Thankfully because I wished to be home..to be in my room..
To be away from the nasty neighbours in my hostel room..
And all that noise !!! 
But on coming home ..I almost forgot how hectic things were...
You have this whole list of things to do in a day....
Atleast a plus point..next time I go back to school..I won't be saying I wish I was home anywhere in the near future..
I don't hate my house...
I love it and the people too..
But I want to just be free from all this stuff...
Like..people expect me to grow up fast..
You have to act and speak like an adult at the mere age of 15-16 ...
I hate the word people use to refer me..it's "mature "..
Over the inital years i was proud of it..I was unlike all the other kids I thought...but thinking again..
I missed out so much in life..
I'm always trying to grow up...or atleast forced to do so...
Dad being abroad and mom the one to run the house it became a necessity..and so went my time of fun...
In the midst of all this when you just want to cancel everything out ..
Just put on my earphones and this piece...
Its everything...each high and low of the music expressing so much emotions...
Something which cannot be conveyed through words but only felt..
I have many songs that I connect too...but mostly it's because of its lyrics...
But yiruma's river flows in you , doesn't have words ..yet , each note of the song hits me to the very core...
Its happiness and sorrow ..
A feeling of happiness ...
Its sooo soothing.
This is nothing related to the piece ...
But I lost confidence...like..there was a me who was capable of everything...somehow who finally broke that shell and came out and then suddenly throwing me out into the wild has made me creep back into the shell...
And now it's as if I'm locked in that shell..unable to get out ...
For someone so optimistic..I feel scared and unsure and so much negativity ...
In the end...I'm cravinf for support..

Someone to give me a helping hand..
Someone who can help me break this shell where I am imprisoned inside...
The only place where I be me..the truly emphathetic and filled with emotions kind if person is when I wrote my blogs..
Its a reflection of me..though the sad parts are a reflection of my sad days where I need to release all the stress to get charged..
But this is a place where I can truly be me , without the judgemental eyes of human beings all around scanning through me ...
I'm oretty sure my family would be baffled if they ever found this blog...I'm quite sure even about the questions of what they would ask..
But what I wish is..
Instead of all that...if they stop looking at why I wrote it and just admire the beauty of my poems..or how it expresses what it's theme is..I woukdve been happier...though..I'm not sure what their reaction would be..
But I'm quite sure that it wouldn't be appetisable to me..
For writing..I belive wouldn't be a cherished talent ..atleast not in my area...
And hence this safe haven of mine is to be kept like this...
I wonder how everyone is doing soo good in life while I'm always trailing behind....
For others things are so easily obtained and yet they do not want it..
While for me ..everyhting was hard..and I cherish it..

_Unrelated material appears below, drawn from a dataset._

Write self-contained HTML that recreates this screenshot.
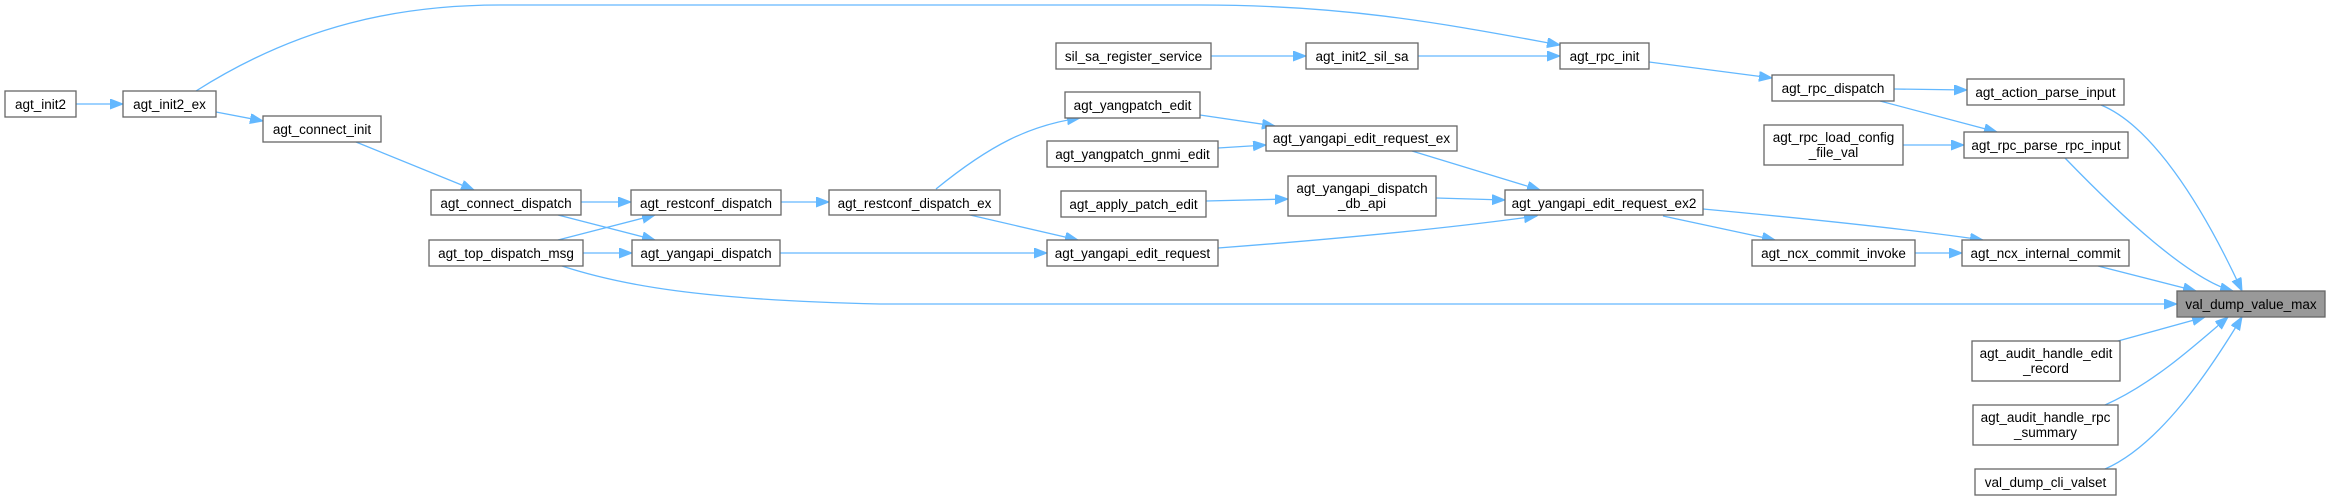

Now too things are a bit hard...
But unlike my usual self who is supportive to me ..
Even I am at loss of words on how I am these days or what went wrong..or where can I start to get things right...
Yes I don't have any life and death sequence over here.. 
But fighting off demons and Rahim's r more easier than fighting of general troubkes in life whatvere it may be..
Bht it does make us grow..
It makes us realise and all that..
But still...you coukd say I'm at a stage of co fusion these days..
And in utter need fkr a mentor..or maybe a good friend..someone who would help me with my problems rather than siding with me and telling it's all the same for everyone...
I would love if somone is thrown from the sky by heavens tk gelp me out..
It would be their biggest gift for me..
I feel like I really need a mentor or someone to support me through this phase...
Someone to remind me that I once came out of that shell..and although I'm locked out I can find a way out..
Someone who instead of saying I'm locked in too , or giving me a key to the lock would actually soothe me and help me in finding my own way..yet stand by me when I loose my path and give direction...
Not the ugly teacher who comments "hard luck " on how things are with me..
Though nobody ever reads this...
If you ever do...pls do put me a comment and tell me what you think about this strange phase of life I'm going through...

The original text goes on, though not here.